When boring is good


When the stock markets have long periods of positive returns, as they have had for most of the past decade, it can be easy to forget how a bear market feels to an investor.  The last quarter of 2018 provided a vivid reminder. Large market swings and precipitous drops can unnerve even the most experienced investors, despite knowing that these swings are to be expected and are part of the reason that stock returns are generally higher than those of bonds.  By comparison, bonds can seem boring, with their more stable, but lower, expected returns.

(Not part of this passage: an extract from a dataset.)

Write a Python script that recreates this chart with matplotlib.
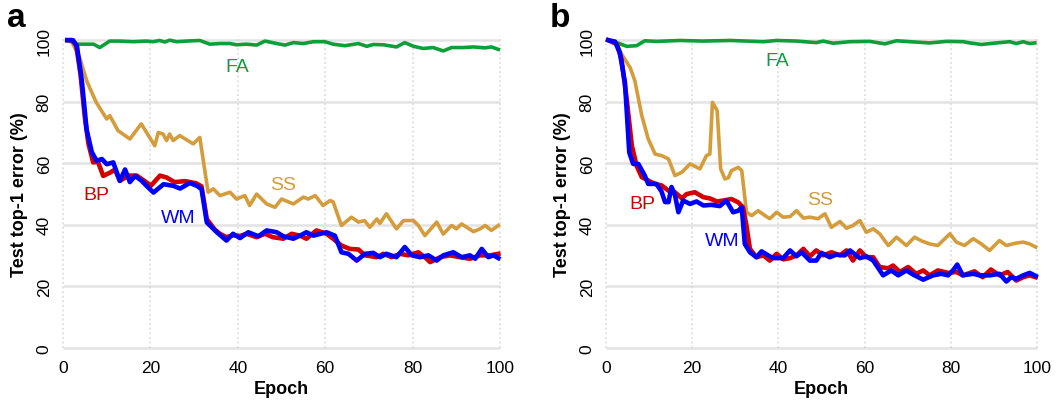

We know that risk and return are inextricably linked, and asset class correlation is a key factor in building a well-diversified portfolio.  While expected returns on bonds are lower over the long term than stock returns, investors are often rewarded during down equity markets by the offsetting positive returns of bonds. This diversification dampens the overall volatility and makes market swings more tolerable. This was true in the 4th quarter of 2018, when the U.S. stock market posted a 14% loss, while the U.S. bond market was up.

Studies find that high-quality bonds provide ballast in volatile markets. This chart shows median returns of various asset classes during the worst decile of monthly U.S. equity returns, 1988-2017. It illustrates that the returns on high-quality bonds have been positive, on average, during months of the worst equity returns.  Reducing volatility can improve outcomes for investors with shorter time horizons who are withdrawing from their portfolios.

“I like boring things,” pop artist Andy Warhol was fond of saying, referring to his use of mundane items in his art. In investing, as well as in art, boring can be beautiful.